-- begin Extracted data --

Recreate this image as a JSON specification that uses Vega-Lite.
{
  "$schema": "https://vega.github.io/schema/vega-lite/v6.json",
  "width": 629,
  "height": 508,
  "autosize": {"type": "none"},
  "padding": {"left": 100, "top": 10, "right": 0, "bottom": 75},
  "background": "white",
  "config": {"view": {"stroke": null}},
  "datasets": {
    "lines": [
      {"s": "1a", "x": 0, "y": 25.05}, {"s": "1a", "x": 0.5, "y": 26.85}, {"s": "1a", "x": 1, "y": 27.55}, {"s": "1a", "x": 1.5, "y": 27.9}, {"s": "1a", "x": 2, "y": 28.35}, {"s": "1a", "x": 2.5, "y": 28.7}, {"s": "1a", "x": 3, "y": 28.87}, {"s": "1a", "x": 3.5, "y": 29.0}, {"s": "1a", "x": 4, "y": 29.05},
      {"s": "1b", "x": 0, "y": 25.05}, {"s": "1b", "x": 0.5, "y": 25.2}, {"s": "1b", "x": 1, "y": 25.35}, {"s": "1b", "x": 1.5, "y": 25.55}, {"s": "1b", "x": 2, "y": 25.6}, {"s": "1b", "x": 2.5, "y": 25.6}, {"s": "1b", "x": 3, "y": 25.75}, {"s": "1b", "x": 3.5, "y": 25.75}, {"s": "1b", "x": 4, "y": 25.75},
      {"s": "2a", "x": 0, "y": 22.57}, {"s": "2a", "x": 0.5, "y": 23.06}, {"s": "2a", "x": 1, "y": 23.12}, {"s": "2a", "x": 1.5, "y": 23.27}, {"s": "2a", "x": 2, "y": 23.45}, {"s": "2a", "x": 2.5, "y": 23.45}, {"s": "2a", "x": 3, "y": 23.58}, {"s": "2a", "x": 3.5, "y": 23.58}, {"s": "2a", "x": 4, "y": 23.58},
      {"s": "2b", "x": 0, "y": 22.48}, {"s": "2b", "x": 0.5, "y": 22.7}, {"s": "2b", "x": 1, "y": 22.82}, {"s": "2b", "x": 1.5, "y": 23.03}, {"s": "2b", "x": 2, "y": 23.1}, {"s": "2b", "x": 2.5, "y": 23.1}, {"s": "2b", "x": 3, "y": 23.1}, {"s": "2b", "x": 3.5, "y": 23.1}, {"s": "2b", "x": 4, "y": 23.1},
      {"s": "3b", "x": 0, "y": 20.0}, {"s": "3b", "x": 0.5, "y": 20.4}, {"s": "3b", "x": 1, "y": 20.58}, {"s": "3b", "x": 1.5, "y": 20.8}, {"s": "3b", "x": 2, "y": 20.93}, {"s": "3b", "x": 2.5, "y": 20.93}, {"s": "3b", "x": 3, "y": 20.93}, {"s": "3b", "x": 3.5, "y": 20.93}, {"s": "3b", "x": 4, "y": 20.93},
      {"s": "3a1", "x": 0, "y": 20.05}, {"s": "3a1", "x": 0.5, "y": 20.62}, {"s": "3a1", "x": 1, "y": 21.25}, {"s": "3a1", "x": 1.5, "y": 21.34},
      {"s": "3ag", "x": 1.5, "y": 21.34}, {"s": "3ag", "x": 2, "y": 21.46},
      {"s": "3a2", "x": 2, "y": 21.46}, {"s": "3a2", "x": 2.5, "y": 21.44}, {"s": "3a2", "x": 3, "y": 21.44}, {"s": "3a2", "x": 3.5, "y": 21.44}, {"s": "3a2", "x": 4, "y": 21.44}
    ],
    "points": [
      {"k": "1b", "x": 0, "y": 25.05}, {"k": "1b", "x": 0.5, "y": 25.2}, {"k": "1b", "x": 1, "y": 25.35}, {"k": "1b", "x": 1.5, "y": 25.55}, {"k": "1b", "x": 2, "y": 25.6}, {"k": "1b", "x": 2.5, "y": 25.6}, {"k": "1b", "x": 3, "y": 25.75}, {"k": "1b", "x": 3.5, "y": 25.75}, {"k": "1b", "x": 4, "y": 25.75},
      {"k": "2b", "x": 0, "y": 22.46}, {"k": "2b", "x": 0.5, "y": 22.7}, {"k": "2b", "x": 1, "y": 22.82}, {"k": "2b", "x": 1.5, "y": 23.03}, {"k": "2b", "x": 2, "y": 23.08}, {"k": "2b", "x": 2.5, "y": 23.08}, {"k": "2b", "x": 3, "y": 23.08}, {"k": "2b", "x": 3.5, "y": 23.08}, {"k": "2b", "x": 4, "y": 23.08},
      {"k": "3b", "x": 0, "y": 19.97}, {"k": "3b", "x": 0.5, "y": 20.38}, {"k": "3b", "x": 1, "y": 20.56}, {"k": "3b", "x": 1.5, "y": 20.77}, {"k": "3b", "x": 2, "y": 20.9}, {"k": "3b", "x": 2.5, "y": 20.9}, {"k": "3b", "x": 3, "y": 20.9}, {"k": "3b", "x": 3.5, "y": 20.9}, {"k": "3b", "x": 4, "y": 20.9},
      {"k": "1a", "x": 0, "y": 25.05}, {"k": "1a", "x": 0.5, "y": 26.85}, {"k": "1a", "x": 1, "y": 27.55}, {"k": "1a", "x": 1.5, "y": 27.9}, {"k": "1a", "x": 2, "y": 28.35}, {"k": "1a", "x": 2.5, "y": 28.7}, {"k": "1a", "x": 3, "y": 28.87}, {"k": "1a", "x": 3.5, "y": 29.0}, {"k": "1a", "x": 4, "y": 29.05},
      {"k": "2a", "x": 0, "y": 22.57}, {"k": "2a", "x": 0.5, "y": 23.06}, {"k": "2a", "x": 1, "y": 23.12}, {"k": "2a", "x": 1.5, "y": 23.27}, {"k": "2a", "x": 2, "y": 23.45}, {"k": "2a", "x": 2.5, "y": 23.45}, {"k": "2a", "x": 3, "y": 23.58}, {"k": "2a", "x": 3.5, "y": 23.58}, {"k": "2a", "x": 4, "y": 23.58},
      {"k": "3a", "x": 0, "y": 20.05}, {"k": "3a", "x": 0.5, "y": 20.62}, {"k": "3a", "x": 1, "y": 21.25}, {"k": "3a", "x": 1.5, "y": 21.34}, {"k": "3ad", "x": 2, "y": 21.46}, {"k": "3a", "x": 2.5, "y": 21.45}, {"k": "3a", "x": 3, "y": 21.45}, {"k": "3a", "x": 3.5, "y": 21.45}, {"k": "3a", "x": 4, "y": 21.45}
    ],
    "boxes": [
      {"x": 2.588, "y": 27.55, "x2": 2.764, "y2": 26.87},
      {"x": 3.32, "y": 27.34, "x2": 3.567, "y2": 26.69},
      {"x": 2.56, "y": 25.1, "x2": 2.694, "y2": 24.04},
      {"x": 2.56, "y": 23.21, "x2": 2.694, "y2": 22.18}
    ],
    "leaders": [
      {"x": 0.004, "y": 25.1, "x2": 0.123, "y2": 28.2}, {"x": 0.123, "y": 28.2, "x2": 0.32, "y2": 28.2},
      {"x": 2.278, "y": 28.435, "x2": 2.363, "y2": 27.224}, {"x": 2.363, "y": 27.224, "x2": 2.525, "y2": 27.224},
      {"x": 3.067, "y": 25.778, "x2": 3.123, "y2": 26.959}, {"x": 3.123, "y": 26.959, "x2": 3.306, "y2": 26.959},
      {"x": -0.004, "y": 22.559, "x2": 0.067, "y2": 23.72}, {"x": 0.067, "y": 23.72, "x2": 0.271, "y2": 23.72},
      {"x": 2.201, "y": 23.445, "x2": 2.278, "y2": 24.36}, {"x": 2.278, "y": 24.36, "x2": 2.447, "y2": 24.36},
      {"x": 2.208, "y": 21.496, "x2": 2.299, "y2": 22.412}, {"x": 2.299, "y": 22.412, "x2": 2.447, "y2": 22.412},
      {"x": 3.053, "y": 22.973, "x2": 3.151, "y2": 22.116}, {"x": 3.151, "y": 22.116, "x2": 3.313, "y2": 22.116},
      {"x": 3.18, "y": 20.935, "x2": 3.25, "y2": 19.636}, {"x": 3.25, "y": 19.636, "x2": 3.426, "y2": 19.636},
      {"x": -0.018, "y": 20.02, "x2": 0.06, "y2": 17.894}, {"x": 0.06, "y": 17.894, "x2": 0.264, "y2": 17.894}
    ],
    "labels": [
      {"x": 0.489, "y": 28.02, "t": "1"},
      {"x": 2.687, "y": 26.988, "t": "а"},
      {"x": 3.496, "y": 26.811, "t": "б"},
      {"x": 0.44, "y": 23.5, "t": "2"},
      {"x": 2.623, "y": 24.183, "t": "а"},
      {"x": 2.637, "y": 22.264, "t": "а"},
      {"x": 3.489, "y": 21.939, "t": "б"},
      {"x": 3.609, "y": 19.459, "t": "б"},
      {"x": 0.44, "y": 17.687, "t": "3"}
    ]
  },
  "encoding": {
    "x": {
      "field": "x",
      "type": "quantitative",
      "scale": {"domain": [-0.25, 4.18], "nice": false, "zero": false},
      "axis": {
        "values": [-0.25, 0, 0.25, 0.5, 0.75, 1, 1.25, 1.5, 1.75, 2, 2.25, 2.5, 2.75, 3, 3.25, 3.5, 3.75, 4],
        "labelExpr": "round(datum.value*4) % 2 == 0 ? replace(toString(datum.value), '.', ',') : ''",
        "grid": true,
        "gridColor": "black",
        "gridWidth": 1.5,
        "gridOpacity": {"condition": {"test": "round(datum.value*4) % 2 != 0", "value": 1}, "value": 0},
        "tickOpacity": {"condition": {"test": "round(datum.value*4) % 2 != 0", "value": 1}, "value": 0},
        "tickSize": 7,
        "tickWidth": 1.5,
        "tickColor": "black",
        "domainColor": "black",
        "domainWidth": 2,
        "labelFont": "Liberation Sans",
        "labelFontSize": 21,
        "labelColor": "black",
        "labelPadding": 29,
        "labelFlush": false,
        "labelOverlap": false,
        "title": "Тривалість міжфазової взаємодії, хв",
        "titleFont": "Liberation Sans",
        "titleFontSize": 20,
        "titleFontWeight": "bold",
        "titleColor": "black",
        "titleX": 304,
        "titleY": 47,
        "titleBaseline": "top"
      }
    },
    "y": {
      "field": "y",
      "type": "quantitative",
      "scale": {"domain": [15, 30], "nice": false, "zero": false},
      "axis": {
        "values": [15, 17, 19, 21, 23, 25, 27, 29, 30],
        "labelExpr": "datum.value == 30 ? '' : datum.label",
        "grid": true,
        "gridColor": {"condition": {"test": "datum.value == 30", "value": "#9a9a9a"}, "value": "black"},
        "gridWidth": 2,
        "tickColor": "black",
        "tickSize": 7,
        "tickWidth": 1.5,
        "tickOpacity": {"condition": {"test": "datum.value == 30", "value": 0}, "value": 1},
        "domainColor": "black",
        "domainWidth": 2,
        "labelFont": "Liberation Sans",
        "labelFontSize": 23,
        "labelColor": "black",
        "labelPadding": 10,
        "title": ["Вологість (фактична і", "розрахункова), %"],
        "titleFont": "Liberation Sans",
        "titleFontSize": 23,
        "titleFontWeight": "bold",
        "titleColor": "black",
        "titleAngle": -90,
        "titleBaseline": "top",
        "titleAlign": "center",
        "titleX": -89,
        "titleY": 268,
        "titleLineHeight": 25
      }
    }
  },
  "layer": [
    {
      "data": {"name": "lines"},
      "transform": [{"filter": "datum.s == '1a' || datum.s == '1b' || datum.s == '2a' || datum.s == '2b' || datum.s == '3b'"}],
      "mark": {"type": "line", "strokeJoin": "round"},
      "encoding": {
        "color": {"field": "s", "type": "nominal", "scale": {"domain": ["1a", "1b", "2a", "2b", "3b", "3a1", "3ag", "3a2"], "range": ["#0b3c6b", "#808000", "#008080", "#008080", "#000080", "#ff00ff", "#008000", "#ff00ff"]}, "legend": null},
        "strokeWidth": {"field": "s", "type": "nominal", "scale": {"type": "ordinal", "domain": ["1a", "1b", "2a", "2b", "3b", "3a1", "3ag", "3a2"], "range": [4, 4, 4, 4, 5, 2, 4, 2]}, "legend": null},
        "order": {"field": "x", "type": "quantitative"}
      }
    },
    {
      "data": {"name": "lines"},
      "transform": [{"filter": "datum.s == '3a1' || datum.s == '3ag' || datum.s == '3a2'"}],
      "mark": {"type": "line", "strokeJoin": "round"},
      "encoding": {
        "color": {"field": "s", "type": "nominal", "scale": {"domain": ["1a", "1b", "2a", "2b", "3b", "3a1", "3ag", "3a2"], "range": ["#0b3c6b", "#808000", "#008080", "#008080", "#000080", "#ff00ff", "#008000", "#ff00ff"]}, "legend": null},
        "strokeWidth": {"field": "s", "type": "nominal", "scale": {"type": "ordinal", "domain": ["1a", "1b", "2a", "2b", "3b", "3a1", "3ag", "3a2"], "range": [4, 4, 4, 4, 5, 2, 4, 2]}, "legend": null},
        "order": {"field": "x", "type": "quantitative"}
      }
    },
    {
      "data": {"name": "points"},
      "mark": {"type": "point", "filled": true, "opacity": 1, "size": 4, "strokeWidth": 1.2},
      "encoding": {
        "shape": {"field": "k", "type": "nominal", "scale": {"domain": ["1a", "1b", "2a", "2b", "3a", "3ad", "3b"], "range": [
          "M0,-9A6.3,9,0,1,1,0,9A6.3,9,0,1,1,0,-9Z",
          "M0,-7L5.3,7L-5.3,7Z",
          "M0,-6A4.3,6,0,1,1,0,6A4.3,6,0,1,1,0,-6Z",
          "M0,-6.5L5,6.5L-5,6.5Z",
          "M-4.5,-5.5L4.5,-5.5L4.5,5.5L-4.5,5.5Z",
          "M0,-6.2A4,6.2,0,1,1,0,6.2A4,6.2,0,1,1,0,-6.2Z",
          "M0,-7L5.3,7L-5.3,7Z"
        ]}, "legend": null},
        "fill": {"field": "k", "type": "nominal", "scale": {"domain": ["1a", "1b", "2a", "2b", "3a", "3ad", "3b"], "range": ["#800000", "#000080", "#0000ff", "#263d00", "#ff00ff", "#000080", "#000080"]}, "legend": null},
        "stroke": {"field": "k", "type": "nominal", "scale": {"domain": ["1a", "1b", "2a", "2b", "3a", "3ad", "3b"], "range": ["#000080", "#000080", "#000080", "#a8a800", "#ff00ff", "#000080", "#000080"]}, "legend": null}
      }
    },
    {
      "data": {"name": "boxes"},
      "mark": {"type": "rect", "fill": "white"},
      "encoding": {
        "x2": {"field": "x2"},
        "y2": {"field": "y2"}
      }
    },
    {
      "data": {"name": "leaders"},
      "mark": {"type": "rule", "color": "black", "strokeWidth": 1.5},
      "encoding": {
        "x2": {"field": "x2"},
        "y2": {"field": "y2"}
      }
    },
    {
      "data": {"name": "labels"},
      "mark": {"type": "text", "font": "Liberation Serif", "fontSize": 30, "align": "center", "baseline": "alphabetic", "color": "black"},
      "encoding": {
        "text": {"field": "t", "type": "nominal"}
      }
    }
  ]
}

-- end Extracted data --
-- begin Extracted data --

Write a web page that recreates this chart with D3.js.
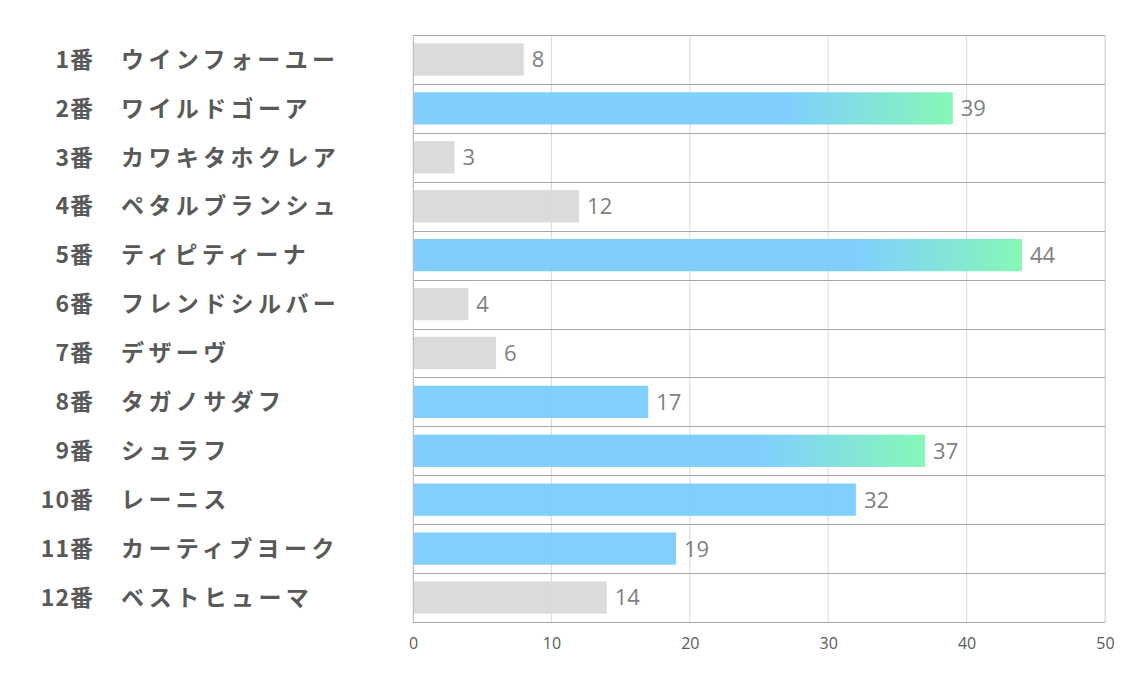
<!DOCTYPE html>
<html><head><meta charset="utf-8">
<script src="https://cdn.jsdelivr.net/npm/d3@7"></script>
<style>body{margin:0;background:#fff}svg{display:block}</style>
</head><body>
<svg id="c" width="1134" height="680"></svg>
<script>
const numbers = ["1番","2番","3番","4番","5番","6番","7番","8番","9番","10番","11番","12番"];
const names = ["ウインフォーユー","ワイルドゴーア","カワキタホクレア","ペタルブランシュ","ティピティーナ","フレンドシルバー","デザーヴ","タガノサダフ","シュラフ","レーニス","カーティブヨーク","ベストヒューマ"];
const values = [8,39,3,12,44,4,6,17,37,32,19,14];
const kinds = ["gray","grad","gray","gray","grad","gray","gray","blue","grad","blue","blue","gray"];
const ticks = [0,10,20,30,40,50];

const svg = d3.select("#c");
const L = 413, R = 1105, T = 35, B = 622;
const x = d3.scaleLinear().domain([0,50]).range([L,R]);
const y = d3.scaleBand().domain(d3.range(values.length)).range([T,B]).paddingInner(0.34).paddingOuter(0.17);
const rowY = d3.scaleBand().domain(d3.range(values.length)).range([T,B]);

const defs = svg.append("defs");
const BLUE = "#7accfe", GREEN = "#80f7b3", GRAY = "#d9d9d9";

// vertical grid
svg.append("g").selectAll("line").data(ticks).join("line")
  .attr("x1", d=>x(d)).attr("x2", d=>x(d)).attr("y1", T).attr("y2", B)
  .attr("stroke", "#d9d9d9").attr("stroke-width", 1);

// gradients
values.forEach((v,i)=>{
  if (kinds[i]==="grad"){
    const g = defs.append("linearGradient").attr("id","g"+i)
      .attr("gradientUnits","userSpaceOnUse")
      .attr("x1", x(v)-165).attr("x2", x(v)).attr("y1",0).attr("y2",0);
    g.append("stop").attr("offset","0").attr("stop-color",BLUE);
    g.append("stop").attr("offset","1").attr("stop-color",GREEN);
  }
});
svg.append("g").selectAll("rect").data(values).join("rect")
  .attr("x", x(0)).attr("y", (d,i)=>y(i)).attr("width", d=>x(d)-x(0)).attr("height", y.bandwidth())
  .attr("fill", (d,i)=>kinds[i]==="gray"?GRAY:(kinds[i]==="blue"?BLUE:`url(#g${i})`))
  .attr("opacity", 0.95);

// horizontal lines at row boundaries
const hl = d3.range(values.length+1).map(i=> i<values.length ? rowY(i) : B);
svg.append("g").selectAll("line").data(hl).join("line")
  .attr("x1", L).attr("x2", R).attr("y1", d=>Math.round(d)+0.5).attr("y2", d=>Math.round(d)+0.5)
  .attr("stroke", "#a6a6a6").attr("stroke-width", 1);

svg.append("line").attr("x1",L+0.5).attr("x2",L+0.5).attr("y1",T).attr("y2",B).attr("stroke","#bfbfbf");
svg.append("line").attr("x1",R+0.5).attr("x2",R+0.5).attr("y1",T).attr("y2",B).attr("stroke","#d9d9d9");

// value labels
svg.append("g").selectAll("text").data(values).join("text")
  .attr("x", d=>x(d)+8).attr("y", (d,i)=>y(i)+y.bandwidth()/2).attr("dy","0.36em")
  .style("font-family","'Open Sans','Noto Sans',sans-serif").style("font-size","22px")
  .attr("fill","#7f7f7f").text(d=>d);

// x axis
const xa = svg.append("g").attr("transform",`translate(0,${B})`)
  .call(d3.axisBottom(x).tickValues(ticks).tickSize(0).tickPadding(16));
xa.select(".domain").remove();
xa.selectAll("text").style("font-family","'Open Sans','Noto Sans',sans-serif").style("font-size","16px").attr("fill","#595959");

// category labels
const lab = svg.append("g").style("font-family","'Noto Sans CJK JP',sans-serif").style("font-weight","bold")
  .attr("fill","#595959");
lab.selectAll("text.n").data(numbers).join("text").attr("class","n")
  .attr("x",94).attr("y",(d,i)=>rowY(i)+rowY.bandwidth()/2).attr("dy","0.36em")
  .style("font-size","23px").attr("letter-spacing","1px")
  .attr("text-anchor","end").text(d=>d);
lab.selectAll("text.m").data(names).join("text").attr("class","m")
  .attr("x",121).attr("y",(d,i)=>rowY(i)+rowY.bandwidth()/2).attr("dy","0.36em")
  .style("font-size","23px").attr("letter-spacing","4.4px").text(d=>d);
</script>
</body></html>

-- end Extracted data --
-- begin Extracted data --

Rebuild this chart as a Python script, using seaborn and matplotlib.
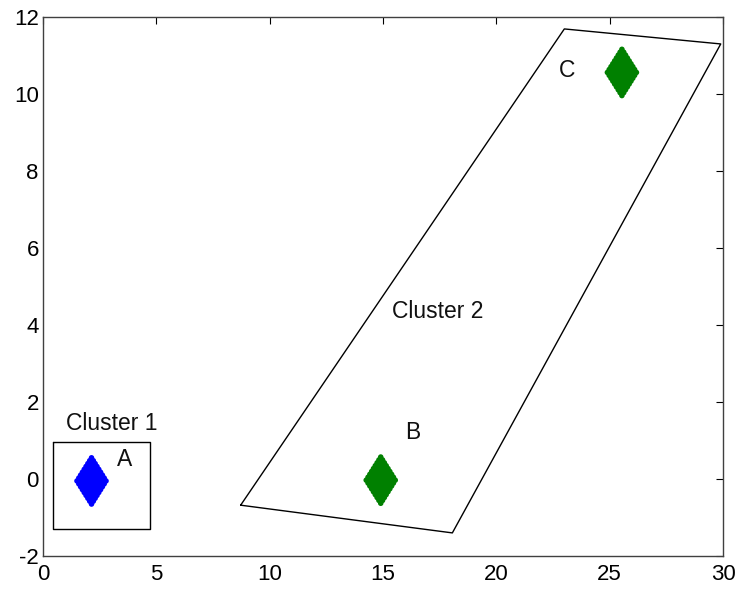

-- end Extracted data --

Task »
Return each line where "script" shows up.

Output »
<script src="https://cdn.jsdelivr.net/npm/d3@7"></script>
<script>
</script>
Rebuild this chart as a Python script, using seaborn and matplotlib.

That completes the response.